Лорисс слушала, как за нее оправдывался Глеб, и одновременно с осознанием того, какая взбучка ее ждет при первом же удобном случае, такая усталость навалилась вдруг на ее плечи. И настолько несоизмеримыми ей показались груз страданий, смертей, пролитой крови и того, о чем подумает… да ладно подумает - скажет, или того хуже - сделает граф, что Лорисс взяла у него из рук камень преткновения, кружку с настоем, и сделала несколько глотков. Теплая жидкость, горечью скользнув по языку, тотчас согрела душу. С шорохом ветра потекли мгновенья, и краски стали ярче, а острота восприятия произнесенных слов глуше.
– Оставь немного, - Далмат протянул волосатую руку со следами заживших порезов, и Лорисс была ему благодарна за эту косвенную поддержку.
– С вашего позволения.
Он сделал несколько глотков, на диво не поперхнувшись под пристальным взглядом Флавиана, и подал кружку Северину. Тот бросил короткий взгляд на Глеба, но видимо, мало что там прочел. Тогда Северин опустил глаза, пожал плечами и поднес кружку ко рту. Лазарь едва дождался своей очереди. Вот уж кому дела не было до сложных рассуждений: раз Далмату можно, значит можно и ему.

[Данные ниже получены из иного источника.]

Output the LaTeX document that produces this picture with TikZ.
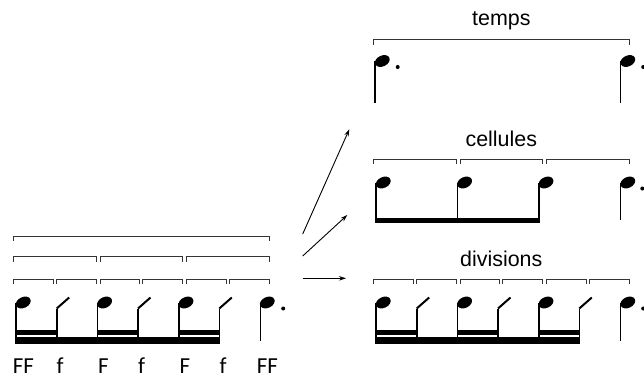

Тем более что Глеб молчал. А уж до таких тонкостей, как мысли командира, Лазарь не снизошел.
Душа, как бутон полевой розы медленно - лепесток за лепестком - раскрывалась. Радость от кратковременной свободы постепенно заполняла тело. Осенняя ночь вступала в свои права. Было тихо и тепло. Легкий порыв ветра шепотом листвы рассказывал сказки вечного леса.
Глеб отказался пить настойку, сославшись на то, что ему дороги и радостные моменты и печальные, и вообще, он предпочитает всегда оставаться самим собой. Лавелия бросала на брата умоляющие взгляды - тот не пошел у нее на поводу.